The problem
Copy the material that follows word for word and omit its pictures.

Figure scripts
==================================================
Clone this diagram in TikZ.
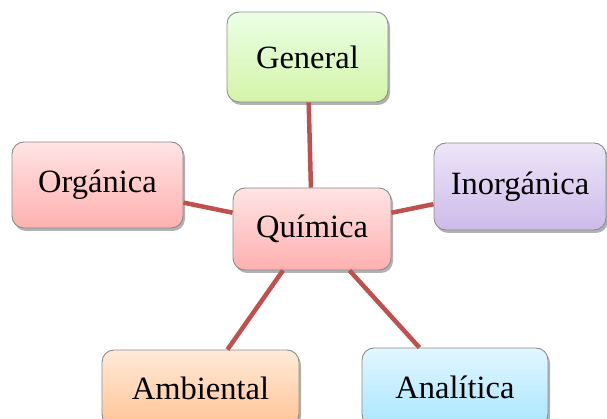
\documentclass[tikz,border=0pt]{standalone}
\usepackage{fontspec}
\setmainfont{Liberation Serif}
\usetikzlibrary{shadows}
\definecolor{edgecol}{HTML}{C0504D}
\begin{document}
\begin{tikzpicture}[x=1pt,y=-1pt,
  box/.style={rounded corners=12pt, draw=black!45, line width=0.9pt,
    inner sep=0pt, font=\fontsize{32.5}{39}\selectfont,
    drop shadow={shadow xshift=2pt, shadow yshift=-3pt, fill=black, opacity=0.3}},
  link/.style={draw=edgecol, line width=4.5pt},
  greenbox/.style={box, top color=green!8!white!98!yellow, bottom color={rgb,255:red,212;green,244;blue,168}},
  redbox/.style={box, top color={rgb,255:red,255;green,228;blue,228}, bottom color={rgb,255:red,255;green,176;blue,176}},
  purplebox/.style={box, top color={rgb,255:red,238;green,230;blue,247}, bottom color={rgb,255:red,204;green,186;blue,234}},
  orangebox/.style={box, top color={rgb,255:red,255;green,234;blue,216}, bottom color={rgb,255:red,255;green,196;blue,150}},
  bluebox/.style={box, top color={rgb,255:red,226;green,246;blue,255}, bottom color={rgb,255:red,170;green,230;blue,255}}
]
\useasboundingbox (0,0) rectangle (607,419);
\node[greenbox, minimum width=161pt, minimum height=90pt] (g) at (307.5,57) {General};
\node[redbox, minimum width=171pt, minimum height=86pt] (o) at (97.5,185) {Orgánica};
\node[purplebox, minimum width=172pt, minimum height=87pt] (i) at (520,186.5) {Inorgánica};
\node[orangebox, minimum width=197pt, minimum height=76pt] (a) at (200.5,388) {Ambiental};
\node[bluebox, minimum width=186pt, minimum height=78pt] (n) at (455,387) {Analítica};
\node[redbox, minimum width=158pt, minimum height=82pt] (q) at (312,229) {Química};
\draw[link] (q) -- (g);
\draw[link] (q) -- (o);
\draw[link] (q) -- (i);
\draw[link] (q) -- (a);
\draw[link] (q) -- (n);
\end{tikzpicture}
\end{document}
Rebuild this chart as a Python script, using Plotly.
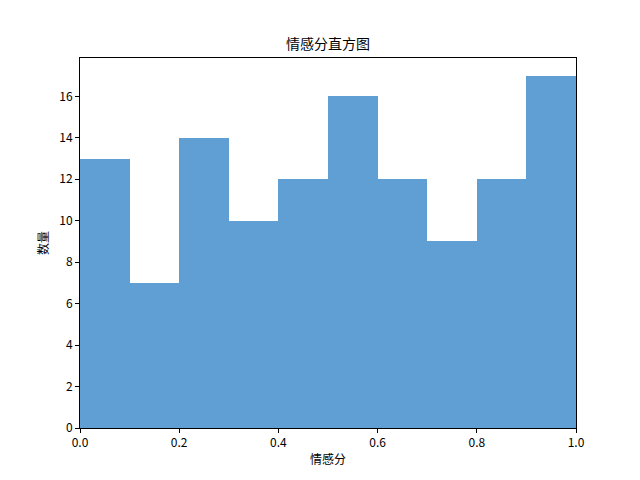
==================================================
Written answer
Clone this diagram in TikZ.
\documentclass[tikz,border=0pt]{standalone}
\usepackage{fontspec}
\setmainfont{Liberation Serif}
\usetikzlibrary{shadows}
\definecolor{edgecol}{HTML}{C0504D}
\begin{document}
\begin{tikzpicture}[x=1pt,y=-1pt,
  box/.style={rounded corners=12pt, draw=black!45, line width=0.9pt,
    inner sep=0pt, font=\fontsize{32.5}{39}\selectfont,
    drop shadow={shadow xshift=2pt, shadow yshift=-3pt, fill=black, opacity=0.3}},
  link/.style={draw=edgecol, line width=4.5pt},
  greenbox/.style={box, top color=green!8!white!98!yellow, bottom color={rgb,255:red,212;green,244;blue,168}},
  redbox/.style={box, top color={rgb,255:red,255;green,228;blue,228}, bottom color={rgb,255:red,255;green,176;blue,176}},
  purplebox/.style={box, top color={rgb,255:red,238;green,230;blue,247}, bottom color={rgb,255:red,204;green,186;blue,234}},
  orangebox/.style={box, top color={rgb,255:red,255;green,234;blue,216}, bottom color={rgb,255:red,255;green,196;blue,150}},
  bluebox/.style={box, top color={rgb,255:red,226;green,246;blue,255}, bottom color={rgb,255:red,170;green,230;blue,255}}
]
\useasboundingbox (0,0) rectangle (607,419);
\node[greenbox, minimum width=161pt, minimum height=90pt] (g) at (307.5,57) {General};
\node[redbox, minimum width=171pt, minimum height=86pt] (o) at (97.5,185) {Orgánica};
\node[purplebox, minimum width=172pt, minimum height=87pt] (i) at (520,186.5) {Inorgánica};
\node[orangebox, minimum width=197pt, minimum height=76pt] (a) at (200.5,388) {Ambiental};
\node[bluebox, minimum width=186pt, minimum height=78pt] (n) at (455,387) {Analítica};
\node[redbox, minimum width=158pt, minimum height=82pt] (q) at (312,229) {Química};
\draw[link] (q) -- (g);
\draw[link] (q) -- (o);
\draw[link] (q) -- (i);
\draw[link] (q) -- (a);
\draw[link] (q) -- (n);
\end{tikzpicture}
\end{document}
Rebuild this chart as a Python script, using Plotly.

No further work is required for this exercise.